Everything from the first line of the data below through the line that contains "neg_outliers_HF = []" should be written out exactly, please, and nothing more; the pictures stay out.

> [Data block]:

---

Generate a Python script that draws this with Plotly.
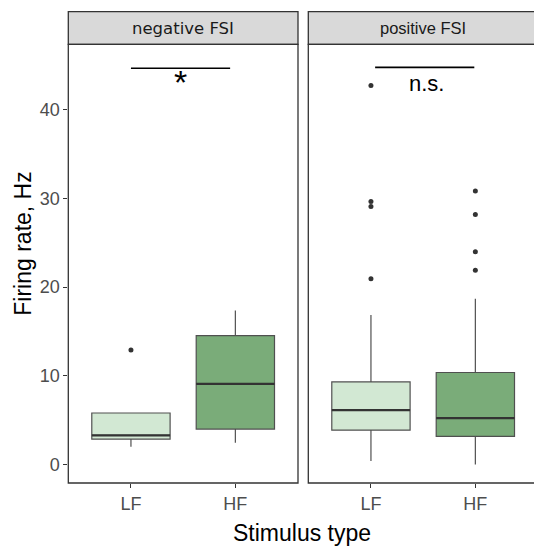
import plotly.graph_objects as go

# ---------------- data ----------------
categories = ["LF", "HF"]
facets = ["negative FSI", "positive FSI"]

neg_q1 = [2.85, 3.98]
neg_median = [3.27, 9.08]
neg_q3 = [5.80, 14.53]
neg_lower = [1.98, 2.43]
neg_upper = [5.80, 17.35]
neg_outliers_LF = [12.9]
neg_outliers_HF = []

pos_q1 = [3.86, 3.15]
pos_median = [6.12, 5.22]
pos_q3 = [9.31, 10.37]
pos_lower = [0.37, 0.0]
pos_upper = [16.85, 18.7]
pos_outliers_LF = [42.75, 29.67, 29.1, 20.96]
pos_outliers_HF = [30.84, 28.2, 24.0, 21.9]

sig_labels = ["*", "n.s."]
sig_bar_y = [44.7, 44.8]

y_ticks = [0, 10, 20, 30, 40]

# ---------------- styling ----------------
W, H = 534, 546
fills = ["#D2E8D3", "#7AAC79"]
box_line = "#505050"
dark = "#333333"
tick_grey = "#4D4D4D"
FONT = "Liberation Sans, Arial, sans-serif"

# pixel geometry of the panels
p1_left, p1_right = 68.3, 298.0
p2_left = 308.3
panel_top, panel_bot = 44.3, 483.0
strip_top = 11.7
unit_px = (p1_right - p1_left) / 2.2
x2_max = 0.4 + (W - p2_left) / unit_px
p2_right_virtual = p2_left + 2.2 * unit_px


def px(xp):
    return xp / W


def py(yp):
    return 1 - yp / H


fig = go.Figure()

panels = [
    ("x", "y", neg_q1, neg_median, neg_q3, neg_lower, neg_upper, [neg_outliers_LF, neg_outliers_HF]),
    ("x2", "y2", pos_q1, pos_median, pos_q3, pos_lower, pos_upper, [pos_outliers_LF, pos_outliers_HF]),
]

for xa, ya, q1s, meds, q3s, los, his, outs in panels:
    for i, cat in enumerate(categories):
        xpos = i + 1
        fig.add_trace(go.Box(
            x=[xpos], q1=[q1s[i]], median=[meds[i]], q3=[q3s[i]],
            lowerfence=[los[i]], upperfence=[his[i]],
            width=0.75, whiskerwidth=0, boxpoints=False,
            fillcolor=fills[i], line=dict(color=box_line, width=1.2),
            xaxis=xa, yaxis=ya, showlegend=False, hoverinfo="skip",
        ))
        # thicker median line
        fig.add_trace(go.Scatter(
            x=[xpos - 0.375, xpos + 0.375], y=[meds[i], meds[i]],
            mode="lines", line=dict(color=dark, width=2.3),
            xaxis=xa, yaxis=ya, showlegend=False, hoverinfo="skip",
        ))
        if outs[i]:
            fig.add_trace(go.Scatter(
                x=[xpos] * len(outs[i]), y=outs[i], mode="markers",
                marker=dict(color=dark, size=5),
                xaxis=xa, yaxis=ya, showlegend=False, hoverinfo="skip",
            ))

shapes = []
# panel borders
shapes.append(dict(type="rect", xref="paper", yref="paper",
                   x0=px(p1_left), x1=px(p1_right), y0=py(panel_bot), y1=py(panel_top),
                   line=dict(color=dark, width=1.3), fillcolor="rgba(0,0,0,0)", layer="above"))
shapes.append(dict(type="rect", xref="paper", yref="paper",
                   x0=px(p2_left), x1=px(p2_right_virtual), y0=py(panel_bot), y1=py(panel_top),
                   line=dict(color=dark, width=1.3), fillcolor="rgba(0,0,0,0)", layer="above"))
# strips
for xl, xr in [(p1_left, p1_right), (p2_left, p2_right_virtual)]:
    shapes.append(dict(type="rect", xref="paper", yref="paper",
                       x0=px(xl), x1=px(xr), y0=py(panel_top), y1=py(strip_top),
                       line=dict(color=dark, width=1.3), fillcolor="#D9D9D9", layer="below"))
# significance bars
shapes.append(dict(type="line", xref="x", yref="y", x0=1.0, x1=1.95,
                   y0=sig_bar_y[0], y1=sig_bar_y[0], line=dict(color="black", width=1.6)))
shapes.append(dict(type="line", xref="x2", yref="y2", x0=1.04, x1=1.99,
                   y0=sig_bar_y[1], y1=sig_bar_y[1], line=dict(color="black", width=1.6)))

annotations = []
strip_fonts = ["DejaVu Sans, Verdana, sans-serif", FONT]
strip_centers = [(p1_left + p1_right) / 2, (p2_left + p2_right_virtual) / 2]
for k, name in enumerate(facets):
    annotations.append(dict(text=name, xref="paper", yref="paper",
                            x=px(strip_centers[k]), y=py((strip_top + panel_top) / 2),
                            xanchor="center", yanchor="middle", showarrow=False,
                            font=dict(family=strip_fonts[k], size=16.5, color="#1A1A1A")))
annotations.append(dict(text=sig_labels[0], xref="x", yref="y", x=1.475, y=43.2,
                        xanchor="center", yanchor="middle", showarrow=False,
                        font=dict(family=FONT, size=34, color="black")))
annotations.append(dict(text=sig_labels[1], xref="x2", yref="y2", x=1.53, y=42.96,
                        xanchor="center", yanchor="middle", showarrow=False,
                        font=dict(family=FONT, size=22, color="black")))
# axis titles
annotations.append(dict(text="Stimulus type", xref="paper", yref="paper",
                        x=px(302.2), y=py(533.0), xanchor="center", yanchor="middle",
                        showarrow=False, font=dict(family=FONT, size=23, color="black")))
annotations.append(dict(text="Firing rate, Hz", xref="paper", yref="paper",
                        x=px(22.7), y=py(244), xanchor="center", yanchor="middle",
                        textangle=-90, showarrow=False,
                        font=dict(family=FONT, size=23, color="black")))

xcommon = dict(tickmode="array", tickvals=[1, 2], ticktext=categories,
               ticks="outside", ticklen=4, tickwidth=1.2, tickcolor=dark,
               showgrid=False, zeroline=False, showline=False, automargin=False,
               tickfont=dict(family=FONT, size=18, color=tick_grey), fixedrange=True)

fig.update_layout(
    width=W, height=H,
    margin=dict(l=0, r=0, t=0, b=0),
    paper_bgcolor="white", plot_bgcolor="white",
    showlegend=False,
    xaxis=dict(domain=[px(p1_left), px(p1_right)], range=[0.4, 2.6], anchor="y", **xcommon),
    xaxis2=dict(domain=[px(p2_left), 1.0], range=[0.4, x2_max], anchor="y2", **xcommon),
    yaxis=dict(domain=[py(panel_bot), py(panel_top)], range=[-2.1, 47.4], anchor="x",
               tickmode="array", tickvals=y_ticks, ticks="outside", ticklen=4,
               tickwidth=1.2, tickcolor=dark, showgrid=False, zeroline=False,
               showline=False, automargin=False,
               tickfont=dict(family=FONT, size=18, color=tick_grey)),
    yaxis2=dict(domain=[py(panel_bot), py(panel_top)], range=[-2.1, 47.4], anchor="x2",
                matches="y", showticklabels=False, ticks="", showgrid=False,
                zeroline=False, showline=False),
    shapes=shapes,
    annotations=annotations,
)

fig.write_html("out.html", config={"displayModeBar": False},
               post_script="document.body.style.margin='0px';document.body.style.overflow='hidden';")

---

> [Correct response]:
Generate a Python script that draws this with Plotly.
import plotly.graph_objects as go

# ---------------- data ----------------
categories = ["LF", "HF"]
facets = ["negative FSI", "positive FSI"]

neg_q1 = [2.85, 3.98]
neg_median = [3.27, 9.08]
neg_q3 = [5.80, 14.53]
neg_lower = [1.98, 2.43]
neg_upper = [5.80, 17.35]
neg_outliers_LF = [12.9]
neg_outliers_HF = []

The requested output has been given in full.